Well, if you join a church from Egypt where most people are Egyptians, they are going to act like Egyptians, and you better learn to at least like kofta and umm 'ali.
It's really no different than if you go to a Catholic parish where the majority are Hispanic and you're not, the tortillas will probably go faster in the banquet hall than the hotdogs. None of this is a reason not to join the Church that you are convinced has the true faith.
Believe me, as the only non-Egyptian who regularly attends the church here in Albuquerque, I can definitely relate to the cultural alienation. I'll never be Egyptian, and I don't want to be. That's not what matters anyway. Yesterday I spent about an hour tutoring the children of one of the parishioners in math and vocabulary (2nd and 3rd grade, thank God, or I'd have really looked like a fool with some of the math questions!), and one of them was very, very excited to tell me about how she had made a card by hand for her grandmother (another regular member of the church) by looking up on Google how to write "Happy Birthday" in Arabic. It was heartwarming, really.

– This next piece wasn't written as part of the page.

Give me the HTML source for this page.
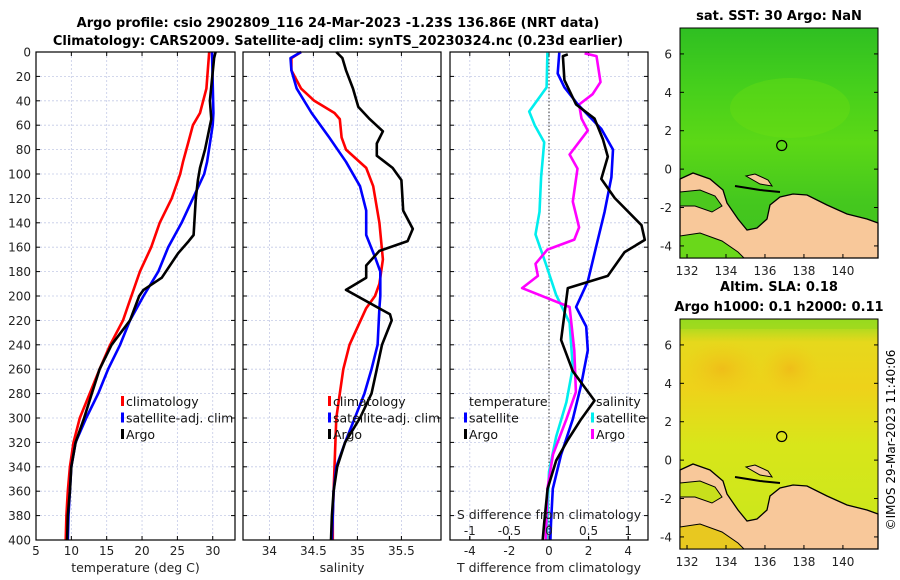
<!DOCTYPE html>
<html><head><meta charset="utf-8"><style>
body{margin:0;background:#fff;}
svg{display:block;font-family:"DejaVu Sans","Liberation Sans",sans-serif;}
</style></head><body>
<svg id="fig" width="900" height="580" viewBox="0 0 900 580" xmlns="http://www.w3.org/2000/svg">
<defs>
<linearGradient id="sstg" x1="0" y1="0" x2="0" y2="1">
<stop offset="0" stop-color="#2fbf22"/><stop offset="0.25" stop-color="#45cf1c"/><stop offset="0.5" stop-color="#5cd816"/><stop offset="0.75" stop-color="#45c81e"/><stop offset="1" stop-color="#3fc020"/></linearGradient>
<linearGradient id="slag" x1="0" y1="0" x2="0" y2="1">
<stop offset="0" stop-color="#8fdd20"/><stop offset="0.1" stop-color="#e6d81c"/><stop offset="0.3" stop-color="#eed21a"/><stop offset="0.55" stop-color="#d8e61a"/><stop offset="1" stop-color="#c8e81c"/></linearGradient>
<radialGradient id="orange1" cx="0.5" cy="0.5" r="0.5"><stop offset="0" stop-color="#f0b818" stop-opacity="0.8"/><stop offset="1" stop-color="#f0c818" stop-opacity="0"/></radialGradient>
</defs>
<text x="338" y="27" font-size="13" font-weight="bold" text-anchor="middle">Argo profile: csio 2902809_116 24-Mar-2023 -1.23S 136.86E (NRT data)</text>
<text x="338" y="45" font-size="13" font-weight="bold" text-anchor="middle">Climatology: CARS2009. Satellite-adj clim: synTS_20230324.nc (0.23d earlier)</text>
<g id="panels"></g>
<g id="maps"></g>
<text transform="translate(895,440) rotate(-90)" font-size="12" text-anchor="middle">©IMOS 29-Mar-2023 11:40:06</text>
</svg>
<script>
// ---- data ----
const tempClimDepth=[0,30,50,60,75,90,100,120,140,160,180,200,220,240,260,280,300,320,340,360,380,400];
const tempClim=[29.5,29.1,28.2,27.2,26.5,25.8,25.4,24.2,22.5,21.3,19.7,18.5,17.3,15.5,14,12.6,11.2,10.3,9.8,9.5,9.3,9.2];
const tempSatDepth=[0,50,60,90,100,120,140,160,180,200,220,240,260,280,300,320,340,360,380,400];
const tempSat=[29.9,30.1,30,29.2,28.8,27.2,25.6,23.7,22.3,20.2,18.3,16.9,15.2,13.8,12.1,10.6,10.0,9.8,9.6,9.5];
const tempArgoDepth=[0,5,40,55,80,95,105,120,150,155,165,185,195,200,220,240,260,280,300,320,340,360,380,400];
const tempArgo=[30.4,30.2,29.6,29.8,28.9,28.2,27.9,27.6,27.3,26.6,25.1,22.8,20.2,19.6,18.3,15.7,14,12.9,11.8,10.6,10,9.8,9.5,9.4];

const salClimDepth=[0,5,15,30,40,50,55,70,80,95,110,140,170,190,200,210,240,260,280,300,320,340,360,380,400];
const salClim=[34.36,34.25,34.25,34.36,34.51,34.74,34.80,34.82,34.87,35.10,35.18,35.25,35.29,35.25,35.2,35.1,34.91,34.84,34.80,34.76,34.75,34.74,34.73,34.72,34.72];
const salSatDepth=[0,5,15,30,50,70,90,110,130,150,170,180,200,210,240,260,280,300,320,340,360,380,400];
const salSat=[34.36,34.24,34.25,34.31,34.48,34.68,34.87,35.03,35.10,35.10,35.21,35.26,35.26,35.25,35.23,35.16,35.08,34.97,34.86,34.76,34.73,34.72,34.71];
const salArgoDepth=[0,5,15,30,45,55,65,75,85,95,105,130,145,155,163,175,185,195,215,220,240,260,280,300,320,340,360,380,400];
const salArgo=[34.76,34.83,34.87,34.95,35.01,35.14,35.29,35.22,35.22,35.40,35.50,35.52,35.63,35.57,35.25,35.10,35.10,34.87,35.37,35.39,35.28,35.22,35.16,35.03,34.86,34.77,34.73,34.71,34.70];

const dTsatDepth=[0.6,17.6,28.9,43,63,80,102.7,131,159,188,209,225,244.5,273,301,330,358,386,400];
const dTsat=[0.52,0.44,0.78,1.46,2.64,3.23,3.15,2.81,2.39,1.96,1.37,1.88,1.96,1.62,1.2,0.61,0.19,0.1,0.07];
const dTargoDepth=[2,3.4,23,43,54.5,71.5,85.7,104,119.7,142,154,164,183.5,193.5,236,261.6,285.7,301,318,335,358,386,400];
const dTargo=[0.95,0.7,0.78,1.37,2.3,2.72,2.97,2.64,3.32,4.67,4.84,3.82,2.97,0.95,0.61,1.2,2.3,1.62,0.95,0.36,-0.07,-0.24,-0.32];
const dSsatDepth=[0.6,29,48.8,60,74,102.7,131,149.5,173.6,199,222,258.7,287,315.5,344,400];
const dSsat=[-0.02,-0.03,-0.25,-0.18,-0.06,-0.10,-0.12,-0.17,-0.04,0.09,0.26,0.30,0.22,0.09,0.0,-0.03];
const dSargoDepth=[1.1,3.4,24.7,34.6,43,54.5,64.4,84,95.6,122.6,143.8,153.8,162,173.6,183.5,193.5,209,244.5,278.6,301,330,358,400];
const dSargo=[0.45,0.6,0.65,0.55,0.38,0.41,0.49,0.26,0.36,0.30,0.38,0.32,-0.02,-0.17,-0.14,-0.34,0.26,0.32,0.34,0.22,0.05,-0.02,-0.04];

const depthTicks=[0,20,40,60,80,100,120,140,160,180,200,220,240,260,280,300,320,340,360,380,400];
const tempTicks=[5,10,15,20,25,30];
const salTicks=[34,34.5,35,35.5];
const dTTicks=[-4,-2,0,2,4];
const dSTicks=[-1,-0.5,0,0.5,1];
const dSTickLabels=["-1","-0.5","0","0.5","1"];
const lonTicks=[132,134,136,138,140];
const latTicks=[6,4,2,0,-2,-4];
const argoLon=136.86, argoLat=1.23;

// ---- helpers ----
const NS="http://www.w3.org/2000/svg";
function mk(tag,attrs,parent,txt){const e=document.createElementNS(NS,tag);for(const k in attrs)e.setAttribute(k,attrs[k]);if(txt!==undefined)e.textContent=txt;parent.appendChild(e);return e;}
const TOP=52,BOT=540;
const yD=d=>TOP+d*(BOT-TOP)/400;
const panelsG=document.getElementById('panels');

function linScale(v0,v1,p0,p1){return v=>p0+(v-v0)*(p1-p0)/(v1-v0);}

const panels=[
 {name:'temperature-panel',x0:36,x1:235,sx:linScale(5,33.15,36,235),ticks:tempTicks,labels:tempTicks.map(String),xlabel:'temperature (deg C)',ylabels:true},
 {name:'salinity-panel',x0:243,x1:441,sx:linScale(33.7,35.95,243,441),ticks:salTicks,labels:salTicks.map(String),xlabel:'salinity',ylabels:false},
 {name:'difference-panel',x0:450,x1:648,sx:linScale(-5,5,450,648),ticks:dTTicks,labels:dTTicks.map(String),xlabel:'T difference from climatology',ylabels:false}
];

panels.forEach(p=>{
 const g=mk('g',{},panelsG);
 
 
 depthTicks.forEach(d=>{
  const l=mk('line',{x1:p.x0,x2:p.x1,y1:yD(d),y2:yD(d),stroke:'#c4cae6','stroke-width':0.8,'stroke-dasharray':'2,2'},g);
  
  
  mk('line',{x1:p.x0,x2:p.x0+4,y1:yD(d),y2:yD(d),stroke:'#000'},g);
  mk('line',{x1:p.x1,x2:p.x1-4,y1:yD(d),y2:yD(d),stroke:'#000'},g);
  if(p.ylabels){const t=mk('text',{x:p.x0-5,y:yD(d)+4.5,'font-size':12,'text-anchor':'end',fill:'#222'},g,String(d));
   }
 });
 p.ticks.forEach((v,i)=>{
  const x=p.sx(v);
  const l=mk('line',{x1:x,x2:x,y1:TOP,y2:BOT,stroke:'#c4cae6','stroke-width':0.8,'stroke-dasharray':'2,2'},g);
  
  
  mk('line',{x1:x,x2:x,y1:BOT,y2:BOT-4,stroke:'#000'},g);
  mk('line',{x1:x,x2:x,y1:TOP,y2:TOP+4,stroke:'#000'},g);
  const t=mk('text',{x:x,y:BOT+15,'font-size':12,'text-anchor':'middle',fill:'#222'},g,p.labels[i]);
  
  
 });
 const xl=mk('text',{x:(p.x0+p.x1)/2,y:572,'font-size':12.5,'text-anchor':'middle',fill:'#222'},g,p.xlabel);
 
 
 p.g=g;
});

function series(p,vals,depths,color,name){
 const pts=vals.map((v,i)=>p.sx(v).toFixed(1)+','+yD(depths[i]).toFixed(1)).join(' ');
 const l=mk('polyline',{points:pts,fill:'none',stroke:color,'stroke-width':2.6,'stroke-linejoin':'round'},p.g);
 
 
}
const P1=panels[0],P2=panels[1],P3=panels[2];
{const z=mk('line',{x1:P3.sx(0),x2:P3.sx(0),y1:TOP,y2:BOT,stroke:'#333','stroke-width':1,'stroke-dasharray':'1.5,2'},P3.g);
 }
series(P1,tempClim,tempClimDepth,'#ff0000','temp-climatology-line');
series(P1,tempSat,tempSatDepth,'#0000ff','temp-satellite-line');
series(P1,tempArgo,tempArgoDepth,'#000','temp-argo-line');
series(P2,salClim,salClimDepth,'#ff0000','sal-climatology-line');
series(P2,salSat,salSatDepth,'#0000ff','sal-satellite-line');
series(P2,salArgo,salArgoDepth,'#000','sal-argo-line');
const sxS=linScale(-1.25,1.25,450,648);
const P3S={sx:sxS,g:P3.g};
series(P3S,dSsat,dSsatDepth,'#00eeee','sdiff-satellite-line');
series(P3S,dSargo,dSargoDepth,'#ff00ff','sdiff-argo-line');
series(P3,dTsat,dTsatDepth,'#0000ff','tdiff-satellite-line');
series(P3,dTargo,dTargoDepth,'#000','tdiff-argo-line');
{const t=mk('text',{x:549,y:519,'font-size':12.5,'text-anchor':'middle',fill:'#222'},P3.g,'S difference from climatology');
 
 dSTicks.forEach((v,i)=>{const x=sxS(v);mk('line',{x1:x,x2:x,y1:BOT,y2:BOT-4,stroke:'#000'},P3.g);
  const l=mk('text',{x:x,y:535,'font-size':12,'text-anchor':'middle',fill:'#222'},P3.g,dSTickLabels[i]);
  });}
panels.forEach(p=>{const r=mk('rect',{x:p.x0,y:TOP,width:p.x1-p.x0,height:BOT-TOP,fill:'none',stroke:'#000','stroke-width':1.2},p.g);
 });
function legend(g,x,y,items){items.forEach((it,i)=>{
 const yy=y+i*16.5;
 if(it[1]){mk('rect',{x:x,y:yy-10,width:3,height:10,fill:it[1]},g);}
 const t=mk('text',{x:x+5,y:yy,'font-size':12.5,fill:'#111'},g,it[0]);
 });}
legend(P1.g,121,406,[['climatology','#f00'],['satellite-adj. clim','#00f'],['Argo','#000']]);
legend(P2.g,328,406,[['climatology','#f00'],['satellite-adj. clim','#00f'],['Argo','#000']]);
legend(P3.g,464,406,[['temperature',null],['satellite','#00f'],['Argo','#000']]);
legend(P3.g,591,406,[['salinity',null],['satellite','#0ee'],['Argo','#f0f']]);

// ---- maps ----
const mapsG=document.getElementById('maps');
const MX0=680,MX1=878,MH=230;
const mx=linScale(131.64,141.8,MX0,MX1);
const landPts=[[680,179],[693,173],[710,179],[723,190],[727,203],[738,219],[747,230],[757,228],[767,219],[770,205],[780,197],[793,194],[807,195],[827,205],[847,214],[867,219],[878,223],[878,258],[680,258]];
function drawMap(top,fillId,name,title1,title2){
 const g=mk('g',{},mapsG);
 
 
 const my=lat=>top+(7.35-lat)*19.2;
 mk('rect',{x:MX0,y:top,width:MX1-MX0,height:MH,fill:'url(#'+fillId+')'},g);
 if(fillId==='slag'){
  mk('ellipse',{cx:722,cy:top+50,rx:40,ry:28,fill:'url(#orange1)'},g);
  mk('ellipse',{cx:790,cy:top+50,rx:30,ry:26,fill:'url(#orange1)'},g);
  mk('rect',{x:MX0,y:top,width:MX1-MX0,height:10,fill:'#9ad81e',opacity:0.7},g);
 } else {
  mk('ellipse',{cx:790,cy:top+80,rx:60,ry:30,fill:'#70e010',opacity:0.35},g);
 }
 const off=top-28;
 const lp=mk('polygon',{points:landPts.map(q=>q[0]+','+(q[1]+off)).join(' '),fill:'#f8c89a',stroke:'#000','stroke-width':1.3},g);
 
 const sea=fillId==='sstg'?'#4cc81e':'#c8e01c';
 mk('polygon',{points:[[680,192],[700,190],[715,196],[722,206],[712,212],[695,206],[680,206]].map(q=>q[0]+','+(q[1]+off)).join(' '),fill:sea,stroke:'#000','stroke-width':1},g);
 mk('polygon',{points:[[680,236],[700,233],[722,241],[738,252],[744,258],[680,258]].map(q=>q[0]+','+(q[1]+off)).join(' '),fill:fillId==='sstg'?'#6ad81a':'#e8c820',stroke:'#000','stroke-width':1},g);
 mk('polygon',{points:[[746,176],[755,174],[768,180],[772,186],[760,184]].map(q=>q[0]+','+(q[1]+off)).join(' '),fill:'#f8c89a',stroke:'#000','stroke-width':1},g);
 mk('polyline',{points:[[735,186],[760,190],[780,192]].map(q=>q[0]+','+(q[1]+off)).join(' '),fill:'none',stroke:'#000','stroke-width':2},g);
 const c=mk('circle',{cx:mx(argoLon),cy:my(argoLat),r:5,fill:'none',stroke:'#000','stroke-width':1.2},g);
 
 mk('rect',{x:MX0,y:top,width:MX1-MX0,height:MH,fill:'none',stroke:'#000','stroke-width':1},g);
 lonTicks.forEach(v=>{const x=mx(v);mk('line',{x1:x,x2:x,y1:top+MH,y2:top+MH-4,stroke:'#000'},g);
  const t=mk('text',{x:x,y:top+MH+17,'font-size':12,'text-anchor':'middle',fill:'#222'},g,String(v));
  });
 latTicks.forEach(v=>{const y=my(v);mk('line',{x1:MX0,x2:MX0+4,y1:y,y2:y,stroke:'#000'},g);mk('line',{x1:MX1,x2:MX1-4,y1:y,y2:y,stroke:'#000'},g);
  const t=mk('text',{x:MX0-8,y:y+4.5,'font-size':12,'text-anchor':'end',fill:'#222'},g,String(v));
  });
 if(title1){const t=mk('text',{x:779,y:title2?top-28:top-8,'font-size':13,'font-weight':'bold','text-anchor':'middle'},g,title1);}
 if(title2){const t=mk('text',{x:779,y:top-8,'font-size':13,'font-weight':'bold','text-anchor':'middle'},g,title2);}
}
drawMap(28,'sstg','sst-map','sat. SST: 30 Argo: NaN',null);
drawMap(319,'slag','sla-map','Altim. SLA: 0.18','Argo h1000: 0.1 h2000: 0.11');
</script>
</body></html>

Granted, today those kids are 7 and 8 years old, but in another 10 years we'll have two young Egyptian-Americans who are in a church that does the majority of its liturgy in English (which is already the case today), who will probably bring friends to church with them of all kinds of backgrounds. It is important to remember that with the exception of the Armenians (who have their own special challenges related to the genocide that have led them to focus on their own people first and foremost), there is hardly any OO church in the west that is older than the 1960s. So the cultural identification with the church is still very, very strong. I pray that it won't weaken (as this is the natural place to be an Egyptian, Syrian, etc. Christian; better to be Orthodox than Catholic or Protestant!), but I also pray that it will change
, naturally, as befits the organic development by which the church has always baptized the surrounding culture into the saving life of Jesus Christ. There are already signs that this is happening in the Coptic Church, anyway (non-Egyptian converts among the priests, monks, etc). Long may it continue, wisely guided away from any Protestantizations (a common complaint against the missionary parishes in some areas; sometimes I can see why, but other times it seems like some people are just grumpy) and towards a truly Orthodox expression of the faith of all the Christian people of the world.